The statute of limitations for probating a will in Texas is four years from the death of the testator, the person who wrote the will. In some cases, a will may be submitted to probate after the four-year period has expired, but the person offering the will must demonstrate he exercised reasonable diligence to avoid the late submission. Unfortunately, there is no hard and fast rule for what constitutes reasonable diligence when the testator owned mineral rights.
Kamoos v. Woodward
Kamoos v. Woodward and In re: Estate of Rothrock are two influential Texas cases dealing with a person's late attempt to probate a will after discovering the existence of mineral rights. In the Kamoos case, a widow submitted her deceased husband’s will to probate after discovering, five years after his death, he was heir to a royalty interest. The issue before the court was whether the widow exercised reasonable diligence to avoid the late probate submission. The court ruled in her favor because she was impoverished following her husband’s death and applied for probate immediately after discovering his royalty interest.
In re: Estate of Rothrock
In the Rothrock case, the testator's son sought to probate his father's will 13 years after his father's death. The reason for the delay was the family initially thought the father's estate was small and probate unnecessary; the son did not discover his father owned valuable mineral rights until nine years after the statute of limitations expired. As was the case in Kamoos, the issue was whether the son had exercised reasonable diligence. The court held he had not.

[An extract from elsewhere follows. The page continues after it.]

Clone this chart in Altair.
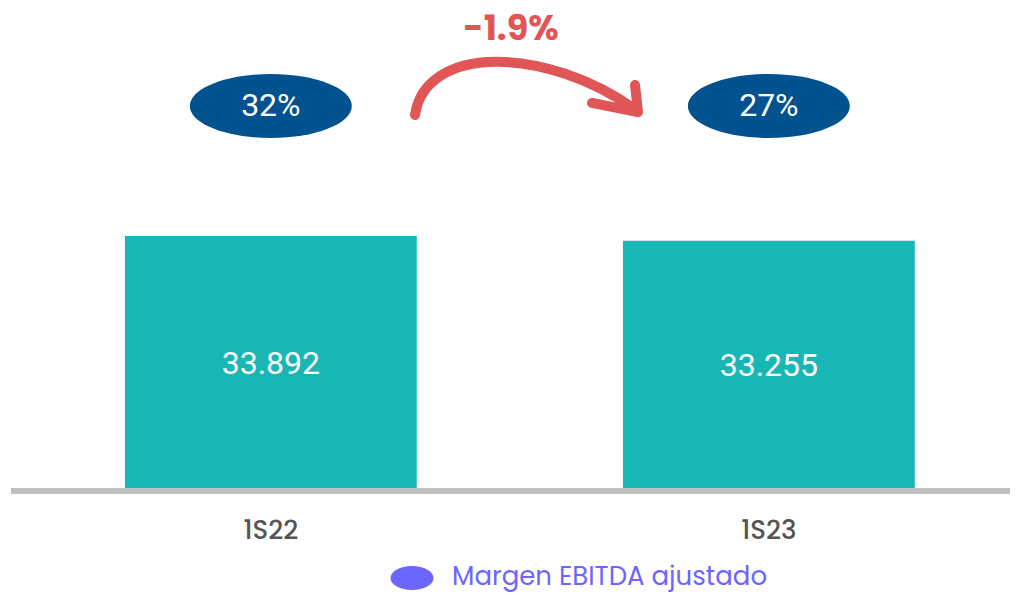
import altair as alt
import pandas as pd

periods = ["1S22", "1S23"]
ebitda = [33892, 33255]
ebitda_labels = ["33.892", "33.255"]
margins = ["32%", "27%"]
change_label = ["-1.9%"]
legend_label = ["Margen EBITDA ajustado"]

df = pd.DataFrame({"period": periods, "value": ebitda, "label": ebitda_labels, "margin": margins})

W, H = 1004, 483
FONT = "Poppins, Open Sans, sans-serif"
NUM_FONT = "Roboto, sans-serif"

ELLIPSE = ("M-1,0 C-1,-0.218 -0.552,-0.395 0,-0.395 C0.552,-0.395 1,-0.218 1,0 "
           "C1,0.218 0.552,0.395 0,0.395 C-0.552,0.395 -1,0.218 -1,0 Z")
LEG_ELLIPSE = ("M-1,0 C-1,-0.309 -0.552,-0.56 0,-0.56 C0.552,-0.56 1,-0.309 1,0 "
               "C1,0.309 0.552,0.56 0,0.56 C-0.552,0.56 -1,0.309 -1,0 Z")
ARROW = ("M-0.965,0.235 C-0.878,-0.374 0.165,-0.374 0.957,0.191 "
         "M0.948,-0.026 L0.974,0.209 L0.574,0.130")

xs = alt.X(
    "period:N", sort=periods,
    scale=alt.Scale(paddingInner=0.414, paddingOuter=0.215, align=0.546),
    axis=alt.Axis(title=None, labelAngle=0, domain=False, ticks=False, grid=False,
                  labelFontSize=26, labelFontWeight=500, labelColor="#555555",
                  labelFont=FONT, labelPadding=26),
)
yscale = alt.Scale(domain=[0, 64200])

base = alt.Chart(df)

bars = base.mark_bar(color="#19B6B6").encode(
    x=xs, y=alt.Y("value:Q", scale=yscale, axis=None)
)

bar_text = base.transform_calculate(mid="datum.value / 2").mark_text(
    color="white", fontSize=32, font=NUM_FONT
).encode(x=xs, y=alt.Y("mid:Q", scale=yscale, axis=None), text="label:N")

ellipses = base.mark_point(
    shape=ELLIPSE, size=26244, filled=True, color="#02528F", opacity=1
).encode(x=xs, y=alt.value(98))

ellipse_text = base.mark_text(color="white", fontSize=32, font=NUM_FONT).encode(
    x=xs, y=alt.value(98), text="margin:N"
)

chg = alt.Chart(pd.DataFrame({"label": change_label}))
arrow = chg.mark_point(
    shape=ARROW, size=52900, filled=False, stroke="#E05555", strokeWidth=10,
    strokeCap="round", strokeJoin="round", opacity=1
).encode(x=alt.value(518), y=alt.value(80))

chg_text = chg.mark_text(
    color="#E05555", fontSize=35, fontWeight="bold", font=FONT
).encode(x=alt.value(503), y=alt.value(21), text="label:N")

baseline = base.mark_rule(color="#C0C0C0", strokeWidth=6).encode(
    x=alt.value(3), x2=alt.value(1002), y=alt.value(H)
)

leg = alt.Chart(pd.DataFrame({"label": legend_label}))
leg_sym = leg.mark_point(
    shape=LEG_ELLIPSE, size=1849, filled=True, color="#6C66FF", opacity=1
).encode(x=alt.value(404), y=alt.value(570))
leg_text = leg.mark_text(
    color="#6C66FF", fontSize=26, font=FONT, align="left", baseline="middle"
).encode(x=alt.value(444), y=alt.value(569), text="label:N")

chart = alt.layer(
    bars, bar_text, baseline, ellipses, ellipse_text, arrow, chg_text, leg_sym, leg_text
).properties(
    width=W, height=H,
    padding={"left": 0, "top": 0, "right": 0, "bottom": 112},
    autosize=alt.AutoSizeParams(type="none"),
    background="white",
).configure_view(stroke=None)

chart.save("out.html", embed_options={"renderer": "svg", "actions": False})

The mere fact the testator's children had agreed not to probate his will, believing their father's estate was small, was not a sufficient excuse.
Difference Between Kamoos and Rothrock
The court in Rothrock specifically distinguished the facts of that case from those in Kamoos. According to the court, the testator's son in Rothrock was a successful oil and gas attorney, not someone lacking in financial resources like the testator's widow in Kamoos. As a sophisticated oil and gas attorney, the son likely was aware of the risks involved with failing to probate his father's will within four years and should have taken action to eliminate those risks and reduce any unexpected contingencies by submitting his father’s will to probate. By not doing so, the son failed to exercise reasonable diligence.
Lessons of Kamoos and Rothrock
The primary lesson from Kamoos and Rothrock is that it is wise for the beneficiary of a will in Texas to submit the will to probate within the four year statute of limitations period. If the period expires, a court will evaluate whether the beneficiary exercised reasonable diligence, looking particularly at the financial means and level of sophistication of the beneficiary seeking to probate the will after four years.